Police filed charges yesterday against an alleged ringleader and five other people accused of involvement in an anti-coup rally in the Thai capital that turned violent and left 270 injured.
About 200 police and 70 protesters were hurt in a clash sparked late on Sunday during a protest against Thailand's military-installed government outside the Bangkok home of former prime minister General Prem Tinsulanonda, Bangkok police chief Lieutenant General Adisorn Nontree said.
Two policemen were severely injured, Adisorn said in a telephone interview.
Six suspects were charged with "causing chaos, obstructing the work of authorities, and damage of state property, and they include a protest leader, Noparut Worachitwutikul," Police Colonel Supisal Pakdeenarunart said.
Several thousand people rallied outside Prem's house, whom they accuse of instigating the coup that ousted prime minister Thaksin Shinawatra in September last year.
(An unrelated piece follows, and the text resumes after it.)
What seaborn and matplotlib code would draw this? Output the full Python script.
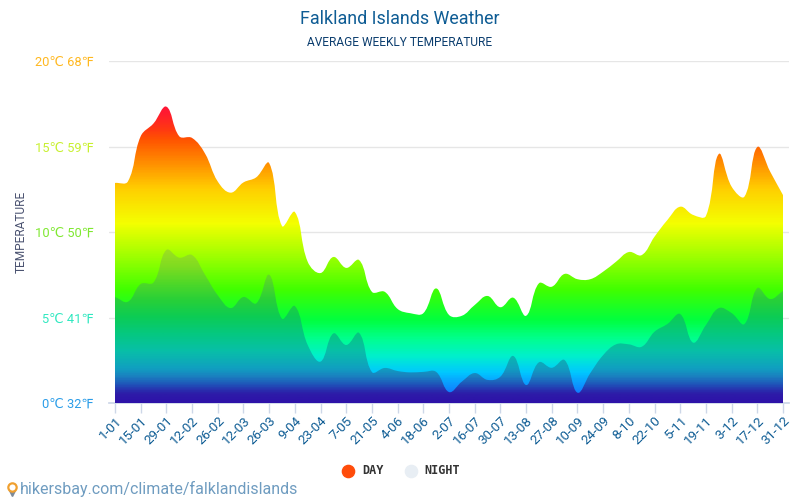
import numpy as np
import pandas as pd
import matplotlib
matplotlib.use("Agg")
import matplotlib.pyplot as plt
import seaborn as sns
from matplotlib.colors import LinearSegmentedColormap
from matplotlib.lines import Line2D
from matplotlib.patches import PathPatch
from matplotlib.path import Path

# weekly values, degrees C
weeks = [
    "1-01", "8-01", "15-01", "22-01", "29-01", "5-02", "12-02", "19-02", "26-02", "5-03",
    "12-03", "19-03", "26-03", "2-04", "9-04", "16-04", "23-04", "30-04", "7-05", "14-05",
    "21-05", "28-05", "4-06", "11-06", "18-06", "25-06", "2-07", "9-07", "16-07", "23-07",
    "30-07", "6-08", "13-08", "20-08", "27-08", "3-09", "10-09", "17-09", "24-09", "1-10",
    "8-10", "15-10", "22-10", "29-10", "5-11", "12-11", "19-11", "26-11", "3-12", "10-12",
    "17-12", "24-12", "31-12",
]
day = [
    12.87, 12.95, 15.6, 16.35, 17.33, 15.6, 15.5, 14.6, 12.95, 12.3,
    12.9, 13.2, 14.03, 10.35, 11.17, 8.26, 7.6, 8.54, 7.9, 8.36,
    6.5, 6.5, 5.5, 5.25, 5.25, 6.7, 5.15, 5.1, 5.73, 6.26,
    5.6, 6.16, 5.1, 7.0, 6.8, 7.55, 7.24, 7.24, 7.68, 8.26,
    8.83, 8.65, 9.73, 10.7, 11.48, 11.0, 10.94, 14.56, 12.65, 12.07,
    14.97, 13.53, 12.16,
]
night = [
    6.2, 5.92, 6.96, 7.05, 8.95, 8.5, 8.65, 7.5, 6.3, 5.55,
    6.2, 5.83, 7.5, 4.93, 5.67, 3.39, 2.42, 4.07, 3.39, 4.1,
    1.81, 2.05, 1.87, 1.79, 1.82, 1.82, 0.64, 1.25, 1.75, 1.35,
    1.54, 2.75, 1.05, 2.38, 2.06, 2.51, 0.6, 1.75, 2.8, 3.43,
    3.43, 3.29, 4.17, 4.62, 5.2, 3.53, 4.56, 5.55, 5.26, 4.62,
    6.72, 6.08, 6.55,
]
y_ticks = [0, 5, 10, 15, 20]
y_labels = ["0℃ 32℉", "5℃ 41℉", "10℃ 50℉", "15℃ 59℉", "20℃ 68℉"]
y_colors = ["#2b9de8", "#30e8c0", "#7fe830", "#c8f030", "#ffb820"]

sns.set_theme(style="white")
plt.rcParams["font.family"] = ["Roboto", "DejaVu Sans"]

df = pd.DataFrame({"week": range(len(weeks)), "day": day, "night": night})

fig = plt.figure(figsize=(8, 5), dpi=100)
ax = fig.add_axes([109 / 800, 1 - 403 / 500, (789 - 109) / 800, (403 - 61) / 500])

# the lines only set up the axes, the fills are clipped gradients below
sns.lineplot(data=df, x="week", y="day", ax=ax, linewidth=0)
sns.lineplot(data=df, x="week", y="night", ax=ax, linewidth=0)

px_x = 12.85


def curve(values):
    # bezier through the points, tension like the js chart
    n = len(values)
    pts = np.column_stack([np.arange(n), values])
    scale = np.array([px_x, 17.1])
    verts = [(0, 0), tuple(pts[0])]
    codes = [Path.MOVETO, Path.LINETO]
    for i in range(n - 1):
        a = pts[max(i - 1, 0)]
        b = pts[i]
        c = pts[i + 1]
        d = pts[min(i + 2, n - 1)]
        d_ab = np.linalg.norm((b - a) * scale)
        d_bc = np.linalg.norm((c - b) * scale)
        d_cd = np.linalg.norm((d - c) * scale)
        c1 = b + 0.4 * d_bc / (d_ab + d_bc) * (c - a)
        c2 = c - 0.4 * d_bc / (d_bc + d_cd) * (d - b)
        verts += [tuple(c1), tuple(c2), tuple(c)]
        codes += [Path.CURVE4] * 3
    verts += [(n - 1, 0), (0, 0)]
    codes += [Path.LINETO, Path.CLOSEPOLY]
    return Path(verts, codes)


day_cmap = LinearSegmentedColormap.from_list("day", [
    (0.0, "#2a0fb0"), (0.03, "#1080ff"), (0.0585, "#0aa0ff"), (0.0875, "#00c8ff"),
    (0.135, "#00f0cc"), (0.185, "#00ff90"), (0.24, "#00ff40"), (0.33, "#40ff00"),
    (0.43, "#a0ff00"), (0.526, "#f4ff00"), (0.625, "#ffd000"), (0.67, "#ffaa00"),
    (0.77, "#ff5500"), (0.8, "#ff3a10"), (0.85, "#ff1a30"), (1.0, "#ff0066"),
])
night_cmap = LinearSegmentedColormap.from_list("night", [
    (0.0, "#2d12a8"), (0.025, "#2d1ca8"), (0.05, "#2050b8"), (0.075, "#1a80c0"),
    (0.1, "#10a0c0"), (0.15, "#08bfa8"), (0.2, "#05c880"), (0.25, "#0ccc55"),
    (0.3, "#28d038"), (0.35, "#50d828"), (0.4, "#80dc20"), (0.45, "#a0e020"),
    (1.0, "#c0e020"),
])
grad = np.linspace(0, 1, 400).reshape(-1, 1)

for values, cmap, z in [(day, day_cmap, 2), (night, night_cmap, 3)]:
    patch = PathPatch(curve(values), transform=ax.transData, facecolor="none", edgecolor="none")
    ax.add_patch(patch)
    im = ax.imshow(grad, cmap=cmap, origin="lower", extent=[0, 52, 0, 20], aspect="auto", zorder=z)
    im.set_clip_path(patch)

ax.set_xlim(-6 / px_x, len(weeks) - 1 + 6 / px_x)
ax.set_ylim(0, 20)

ax.set_yticks(y_ticks)
ax.set_yticklabels(y_labels, fontsize=9.3)
for lab, col in zip(ax.get_yticklabels(), y_colors):
    lab.set_color(col)
ax.set_xticks(range(0, len(weeks), 2))
ax.set_xticklabels(weeks[::2], rotation=45, ha="right", rotation_mode="anchor",
                   fontsize=9.6, color="#0e5c94")
ax.tick_params(axis="x", length=7.2, width=1, color="#cdd7e8", pad=1, bottom=True)
ax.tick_params(axis="y", length=0, pad=10.8)
ax.grid(axis="y", color="#e6e6e6", linewidth=1)
ax.set_axisbelow(True)
for name in ["top", "left", "right"]:
    ax.spines[name].set_visible(False)
ax.spines["bottom"].set_color("#cdd7e8")
ax.set_xlabel("")
ax.set_ylabel("")

fig.text(0.5, 1 - 19 / 500, "Falkland Islands Weather", ha="center", va="center",
         fontsize=12.9, color="#0e5c94")
fig.text(0.5, 1 - 42 / 500, "AVERAGE WEEKLY TEMPERATURE", ha="center", va="center",
         fontsize=8.6, color="#0b3d6e")
fig.text(21 / 800, 1 - 232 / 500, "TEMPERATURE", rotation=90, ha="center", va="center",
         fontsize=8.6, color="#4a5270")
fig.text(20 / 800, 1 - 489 / 500, "hikersbay.com/climate/falklandislands", ha="left", va="center",
         fontsize=11.5, color="#6f9cc0")

# legend placed by hand, same spots as the original
legend_font = {"family": "DejaVu Sans Mono", "weight": "bold", "size": 8.5, "color": "#333333"}
for x_dot, x_txt, name, col in [(348, 362, "DAY", "#ff4c0a"), (411, 424, "NIGHT", "#e8eef4")]:
    fig.add_artist(Line2D([x_dot / 800], [1 - 471 / 500], marker="o", markersize=8.8, color=col,
                          linestyle="", transform=fig.transFigure))
    fig.text(x_txt / 800, 1 - 471 / 500, name, ha="left", va="center", **legend_font)

# little map pin in front of the url
fig.add_artist(Line2D([12 / 800], [1 - 492.5 / 500], marker="v", markersize=5, color="#7d8a99",
                      linestyle="", transform=fig.transFigure))
fig.add_artist(Line2D([12 / 800], [1 - 487 / 500], marker="o", markersize=6, markerfacecolor="white",
                      markeredgecolor="#f0a030", markeredgewidth=1.6, linestyle="",
                      transform=fig.transFigure))

fig.savefig("out.png", dpi=100)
They called for the octogenarian Prem, who was home at the time, to resign as top adviser to King Bhumibol Adulyadej.
"Investigators are gathering evidence and witnesses to file more serious charges against the protest leaders," Supisal said.
Adisorn said they would seek arrest warrants yesterday or today for eight more organizers of the rally, six of whom were top members of Thaksin's now disbanded Thai Rak Thai party.
The most serious fighting developed on Sunday night when police tried to detain protest leaders as they spoke from a makeshift stage on top of a truck.
After the first police effort to detain the protest leaders failed, the crowd began throwing bottles and other objects at the security forces as they retreated.
Sporadic charges by police using pepper spray set off street fighting and wild chases through the area, a usually quiet Bangkok district filled with military and government offices far from commercial areas of the Thai capital.
"The police have exercised the utmost patience but they [the demonstrators] have tried in every way to hurt the security officials there and break through the blockades the police set up outside the house," Colonel Sansern Kaewkamnerd, spokesman for the military's Council for National Security, said during the protest.
Adisorn said police increased security around Prem's house yesterday morning.
Sansern said there were 3,000 to 5,000 protesters and that most of them were "misinformed" about the political situation. He claimed some had been paid to take part.
Although the police appeared to exercise restraint, some protesters accused them of abuse.
"Policemen definitely overreacted. ... They beat protesters up with batons and dozens of protesters were injured," a protest organizer said yesterday.